Дело зашло так далеко, что западные спецслужбы стали обращать на это внимание, полагая, что этот факт рано или поздно скажется разлагающе на общей политической атмосфере Советского Союза. Нужны примеры? Пожалуйста! Агенты польской дефензивы сообщают в Варшаву, что даже в высоких партийных кругах наблюдается недовольство еврейским засильем во всех областях общественной и культурной жизни, что это засилье подавляет русскую самобытность, национальную литературу и искусство, тормозит выдвижение образованных кадров не только в области гуманитарной, но и технической, что любая критика по отношению к еврею, какой бы он пост ни занимал, воспринимается самими евреями как проявление антисемитизма и русского великодержавного шовинизма со всеми вытекающими отсюда последствиями: жалобами в высокие инстанции, доносами, шельмованием, разбирательством в суде.
А вот и результат: листовки, обнаруженные на некоторых заводах Москвы, Ленинграда и других крупных городов. В них рабочих призывают к восстанию и уничтожению жидов-комиссаров и прочих нацменов, захвативших власть, жирующих и развратничающих, в то время как сами рабочие живут в бедности, влачат полуголодное существование. Листовки написаны в грубой форме — явная подделка под простонародье! — отпечатаны на гектографе, бумага плохая, буквы расплывчаты, на рисунке изображен человек, похожий на Кагановича, с оскаленным ртом, в зубах дымящая трубка. Но какими бы ни были эти листовки, они свидетельствуют о подпольной деятельности, опирающейся на определенные белогвардейские круги и настроения в среде отсталых рабочих и части интеллигенции.
Но что можно предпринять в данных условиях? Предпринять можно многое: усилить репрессии против проявлений русского национализма, углубить и расширить пропаганду интернационализма, призвать к ответу тех руководителей-евреев, которые своими вызывающими действиями дают повод для роста антисемитских настроений. Лучше пожертвовать пешками, чем потом расплачиваться преданными общему делу людьми.
На столе перед наркомом внутренних дел высится ровная стопка тоненьких серых папок, в которых всего на одной страничке излагаются прегрешения поименованных в списке отщепенцев: граждан — перед советской властью, товарищей — еще и перед партией. В каждой папке к машинописной страничке пришпилены фотографические карточки; на иных людишки запечатлены в совершенно непринужденной обстановке — дома или на даче, но больше все в форме официальной — профиль и анфас. Не исключено, что кто-то из них имеет прямое отношение к изданию и распространению означенных листовок. Остается выяснить, кто именно.
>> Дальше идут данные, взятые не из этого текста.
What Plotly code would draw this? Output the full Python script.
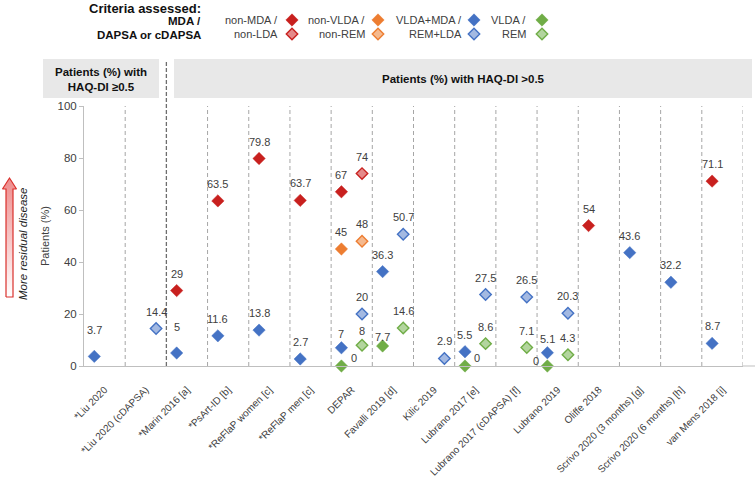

Списки составлены по алфавиту, папки лежат строго в соответствии со списками. Генрих Григорьевич, как бывший провизор, любит порядок, последовательность и очевидность: лекарства должны стоять на отведенных им местах по принадлежности к определенным болезням, яды — на своих. И хотя Генрих Григорьевич провизорством не занимается уже, почитай, лет семнадцать, а из них двенадцать лет служит в органах ВЧК-ОГПУ, между тем на людишек, к нему попадающих, продолжает смотреть как на болеющих неизлечимыми болезнями, посему, какие лекарства этим больным ни прописывай, излечения ожидать бесполезно, летальный исход неизбежен.
А между тем, в соседней комнате, куда ведет скрытая от постороннего взгляда дверь, стоят стеклянные провизорские шкафы, которых раньше здесь быть не могло. На стеклянных же полках в строгом порядке разложены и расставлены различные препараты, аптекарские весы, напоминающие символ буржуазного правосудия; поблескивают глянцевыми боками колбы и колбочки, мензурки, пузырьки, разнокалиберные баночки с притертыми пробками; из массивных фарфоровых чаш торчат обрезанными гульфиками фарфоровые ступы для растирания кристаллов различных солей, из банок иглами дикобраза — стеклянные мерные трубочки, пинцеты, ланцеты, крючки; отдельно — спиртовки, накрытые колпачками; в коробках из нержавеющей стали покоятся шприцы и прочие необходимые инструменты.
Генрих Григорьевич понимает, что он уже — не сглазить бы! — без пяти минут нарком империи НКВД, которая поглотит и самое ОГПУ, так что на серьезное увлечение времени может и не быть.